Cache — quick learn
[Cache replacement policies]
We need to kick out some records when we reach cache’s maximum capacity, the 3 basic policies are: random selection, FIFO and LRU.
Random Selection: randomly select some item to be replaced by new items. It’s super simple and surprisingly not performing bad especially all the resources have similar possibilities to be accessed.
FIFO: first in first out, can be implemented as a hash-queue structure. However it does not work well when a certain resource is accessed very frequently (no matter how frequent it is accessed, it’ll be replaced a certain time after it gets into the cache.)
LRU: Least recently used cache, whenever a record is being read/written, it’s order of ‘recently used’ is the highest. When cache is full and new record is coming in, cache kicks out the record with lowest order of ‘recently used’.This strategy makes sure that the most frequent accessed records are always in cache. It can be implemented as hash-double linked list as below.
[Cache sync policies]
Cache as a temporary storage, should be synchronized with the persistent layer. Here are several synchronize policies.
Cache Aside: Application level handles sync between cache and DB. This works fine when cache is belonging to only one application, but when multiple applications are accessing the same cache, similar synchronizing code piece will need to live in each of the applications.
Now lets see other read/write policies, that application is not aware of cache, it only knows it’s accessing some storage, not to mention handling the sync between cache and DB. All the sync are done by cache server itself.
Read Through: Cache server is responsible to call db at a cache miss and update itself.
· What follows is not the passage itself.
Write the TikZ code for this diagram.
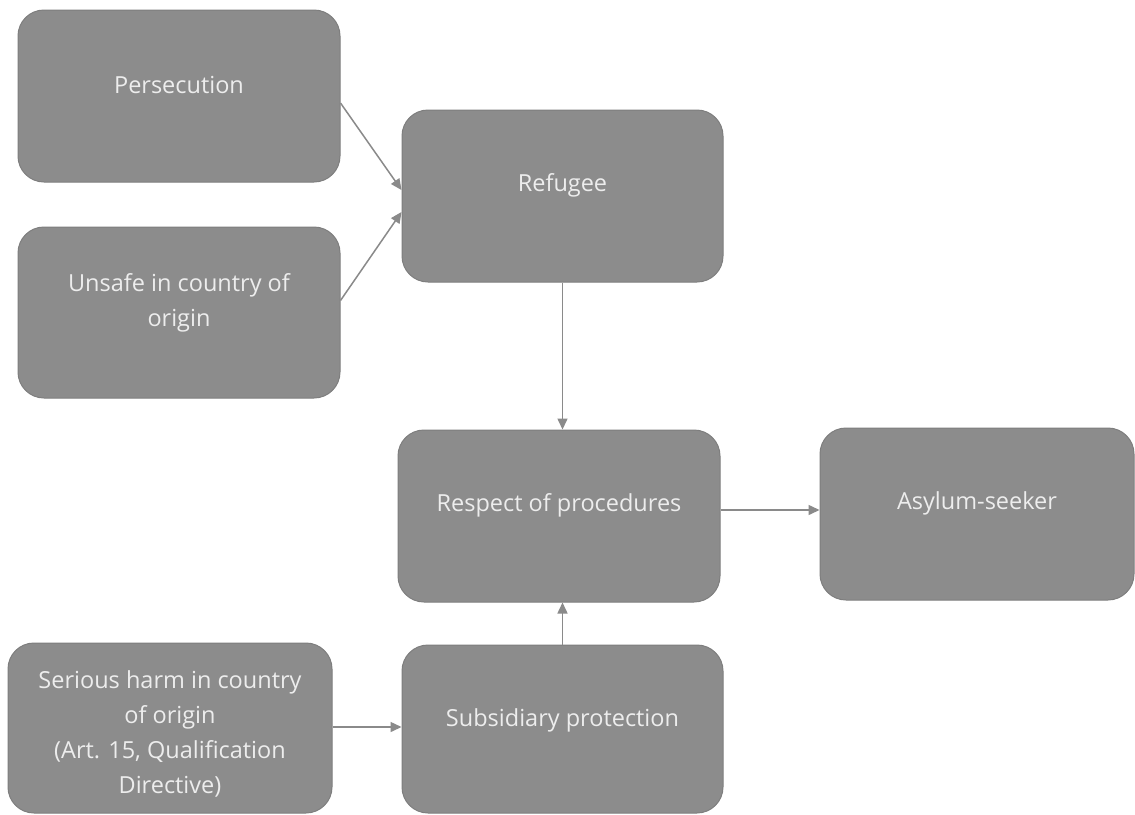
\documentclass[tikz,border=0pt]{standalone}
\usepackage{fontspec}
\setmainfont{Open Sans}
\usetikzlibrary{arrows.meta,calc}
\definecolor{boxfill}{HTML}{8C8C8C}
\definecolor{boxline}{HTML}{7E7E7E}
\definecolor{txtcol}{HTML}{EDEDED}
\definecolor{arrcol}{HTML}{8A8A8A}
\begin{document}
\begin{tikzpicture}[x=1pt,y=-1pt,
  box/.style={draw=boxline,fill=boxfill,line width=1pt,rounded corners=26pt,inner sep=0pt},
  txt/.style={text=txtcol,align=center,font=\fontsize{23.5}{35}\selectfont,inner sep=0pt},
  conn/.style={draw=arrcol,line width=1.5pt,-{Triangle[length=11pt,width=10pt]}}]
\useasboundingbox[fill=white] (0,0) rectangle (1135,814);
% boxes
\node[box,minimum width=322pt,minimum height=172pt] (pers) at (179,96) {};
\node[box,minimum width=322pt,minimum height=171pt] (unsafe) at (179,312.5) {};
\node[box,minimum width=321pt,minimum height=172pt] (ref) at (562.5,196) {};
\node[box,minimum width=322pt,minimum height=172pt] (resp) at (559,516) {};
\node[box,minimum width=314pt,minimum height=172pt] (asyl) at (977,514) {};
\node[box,minimum width=324pt,minimum height=170pt] (ser) at (170,728) {};
\node[box,minimum width=321pt,minimum height=168pt] (sub) at (562.5,729) {};
% texts
\node[txt] (perst) at ($(pers.center)+(0,-11)$) {Persecution};
\node[txt] (unsafet) at ($(unsafe.center)+(0,-10)$) {Unsafe in country of\\origin};
\node[txt] (reft) at ($(ref.center)+(0,-11)$) {Refugee};
\node[txt] (respt) at ($(resp.center)+(0,-11)$) {Respect of procedures};
\node[txt] (asylt) at ($(asyl.center)+(0,-11)$) {Asylum-seeker};
\node[txt] (sert) at ($(ser.center)+(0,6)$) {Serious harm in country\\of origin\\(Art. 15, Qualification\\Directive)};
\node[txt] (subt) at ($(sub.center)+(0,-9)$) {Subsidiary protection};
% connectors
\draw[conn] ($(pers.east)+(0,7)$) -- ($(ref.west)+(0,-6)$);
\draw[conn] ($(unsafe.east)+(0,-12)$) -- ($(ref.west)+(0,16)$);
\draw[conn] (ref.south) -- (resp.north -| ref.south);
\draw[conn] ($(resp.east)+(0,-6)$) -- ($(asyl.west)+(0,-4)$);
\draw[conn] ($(ser.east)+(0,-1)$) -- ($(sub.west)+(0,-2)$);
\draw[conn] (sub.north) -- (resp.south -| sub.north);
\end{tikzpicture}
\end{document}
Write Through: Cache server responsible to update db upon a write request. Write does not finish until db and cache are both successfully updated, this means they are in the same atomic action.
Write Behind: Unlike write through, with this policy, application-cache communication and cache-db sync are handled in different atomic actions. While write through is suitable to strong consistency situations such as transactions, write behind is good for week consistency and it brings high performance.
[Distributed cache]
When we have more data or have more machines to access the same data resource, we’ll need out of box cache to explicitly store those data. Some times, that will be a cache system of cache proxies, multiple cache nodes and cache replica.
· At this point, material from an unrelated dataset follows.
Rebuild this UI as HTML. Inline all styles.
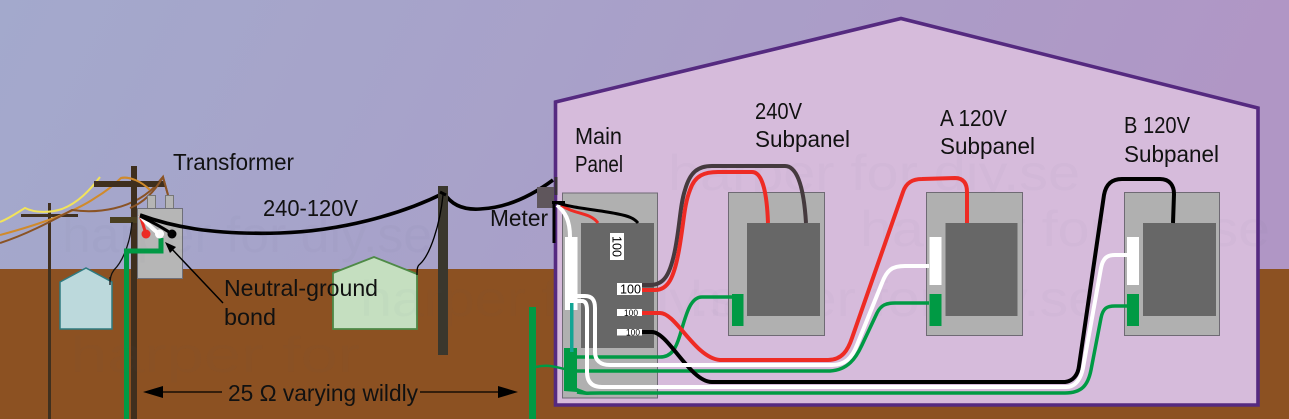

By hashing, we could store certain key-val to certain nodes, making access quick.
Cache replica
However, what if node A suddenly crashes? We need replica to avoid single point failure, primary and replica should keep in sync. Note that heavy backup is not necessary, cause cache is meant to be non-persistent.
Consistent Hashing
What if we now want to add a cache node? It will be terrible news that after hash function is changed, all key-val will be re-hashed and moved to it’s new cache node. Consistent hashing makes cache scaling up much easier.
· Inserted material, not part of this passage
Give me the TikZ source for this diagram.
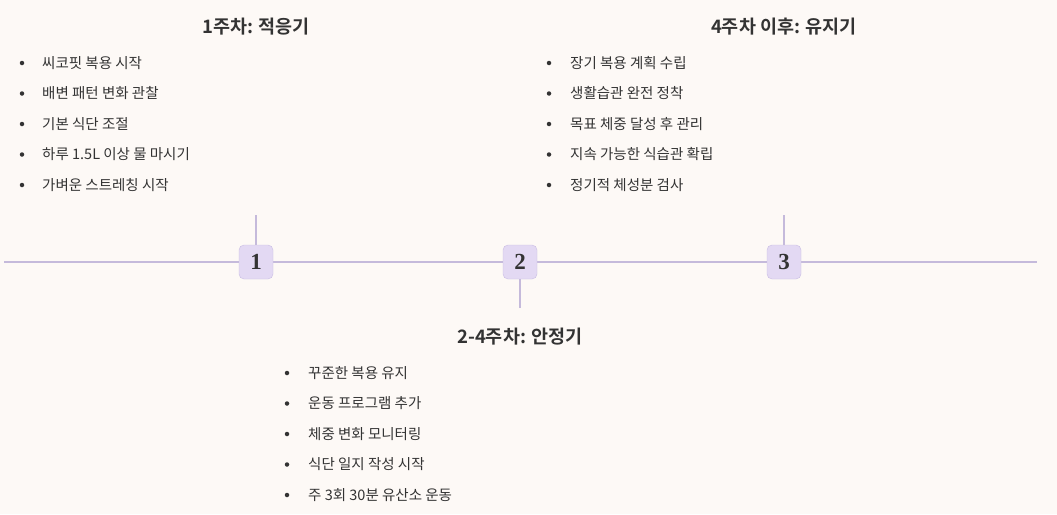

As shown below, imaging hashing as a ring with certain direction. Any key will be stored in the first cache node clockwise to its hash position. In this case (left ring), key = 10, 12, 1 are stored in C, key = 4 is stored in B
If we want to add a new cache node D, and set its hash position like such (middle ring), the only key needs to be rehashed is key = 10 (move from C to D). Similarly, if we want to delete node B, we’ll only need to move keys previously stored in B to A.